## START

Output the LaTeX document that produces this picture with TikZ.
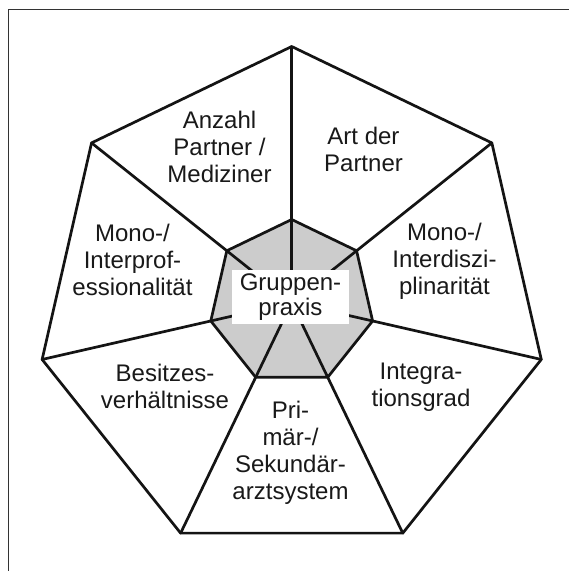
\documentclass[tikz,border=0pt]{standalone}
\usepackage{fontspec}
\setmainfont{Liberation Sans}
\usetikzlibrary{calc}
\begin{document}
\begin{tikzpicture}[x=1pt,y=-1pt,
  edge/.style={line width=2.7pt, line join=round, line cap=round, draw=black!92},
  lbl/.style={align=center, font=\fontsize{24}{27}\selectfont, text=black!90, inner sep=0pt},
  hub/.style={fill=white, minimum width=117pt, minimum height=54pt, inner sep=0pt,
              align=center, font=\fontsize{24}{25}\selectfont, text=black!90},
  frame/.style={line width=1pt, draw=black!80}
]
\useasboundingbox (0,0) rectangle (569,571);
\fill[white] (0,0) rectangle (569,571);
\draw[frame] (8,571) -- (8,9) -- (569,9);
\coordinate (C) at (291.7,302.5);
\foreach \k in {0,...,6} {
  \coordinate (O\k) at ($(C)+({-90+\k*360/7}:256)$);
  \coordinate (I\k) at ($(C)+({-90+\k*360/7}:83)$);
}
\fill[black!20] (I0) \foreach \k in {1,...,6}{ -- (I\k) } -- cycle;
\foreach \k in {0,...,6} { \draw[edge] (O\k) -- (C); }
\draw[edge] (O0) \foreach \k in {1,...,6}{ -- (O\k) } -- cycle;
\draw[edge] (I0) \foreach \k in {1,...,6}{ -- (I\k) } -- cycle;
\node[hub] (hubbox) at (290.5,297) {Gruppen-\\praxis};
\node[lbl] (anzahl) at (219.5,147) {Anzahl\\Partner /\\Mediziner};
\node[lbl] (art) at (363.5,149) {Art der\\Partner};
\node[lbl] (interprof) at (132.5,259.5) {Mono-/\\Interprof-\\essionalität};
\node[lbl] (interdis) at (444.5,261) {Mono-/\\Interdiszi-\\plinarität};
\node[lbl] (besitz) at (165,386) {Besitzes-\\verhältnisse};
\node[lbl] (integr) at (421,387.5) {Integra-\\tionsgrad};
\node[lbl] (primaer) at (290.5,452.5) {Pri-\\mär-/\\Sekundär-\\arztsystem};
\end{tikzpicture}
\end{document}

## END

Quote each line of the listing exactly, but leave the pictures out.

Output the LaTeX document that produces this picture with TikZ.
\documentclass[tikz,border=0pt]{standalone}
\usepackage{fontspec}
\setmainfont{Liberation Sans}
\usetikzlibrary{calc}
\begin{document}
\begin{tikzpicture}[x=1pt,y=-1pt,
  edge/.style={line width=2.7pt, line join=round, line cap=round, draw=black!92},
  lbl/.style={align=center, font=\fontsize{24}{27}\selectfont, text=black!90, inner sep=0pt},
  hub/.style={fill=white, minimum width=117pt, minimum height=54pt, inner sep=0pt,
              align=center, font=\fontsize{24}{25}\selectfont, text=black!90},
  frame/.style={line width=1pt, draw=black!80}
]
\useasboundingbox (0,0) rectangle (569,571);
\fill[white] (0,0) rectangle (569,571);
\draw[frame] (8,571) -- (8,9) -- (569,9);
\coordinate (C) at (291.7,302.5);
\foreach \k in {0,...,6} {
  \coordinate (O\k) at ($(C)+({-90+\k*360/7}:256)$);
  \coordinate (I\k) at ($(C)+({-90+\k*360/7}:83)$);
}
\fill[black!20] (I0) \foreach \k in {1,...,6}{ -- (I\k) } -- cycle;
\foreach \k in {0,...,6} { \draw[edge] (O\k) -- (C); }
\draw[edge] (O0) \foreach \k in {1,...,6}{ -- (O\k) } -- cycle;
\draw[edge] (I0) \foreach \k in {1,...,6}{ -- (I\k) } -- cycle;
\node[hub] (hubbox) at (290.5,297) {Gruppen-\\praxis};
\node[lbl] (anzahl) at (219.5,147) {Anzahl\\Partner /\\Mediziner};
\node[lbl] (art) at (363.5,149) {Art der\\Partner};
\node[lbl] (interprof) at (132.5,259.5) {Mono-/\\Interprof-\\essionalität};
\node[lbl] (interdis) at (444.5,261) {Mono-/\\Interdiszi-\\plinarität};
\node[lbl] (besitz) at (165,386) {Besitzes-\\verhältnisse};
\node[lbl] (integr) at (421,387.5) {Integra-\\tionsgrad};
\node[lbl] (primaer) at (290.5,452.5) {Pri-\\mär-/\\Sekundär-\\arztsystem};
\end{tikzpicture}
\end{document}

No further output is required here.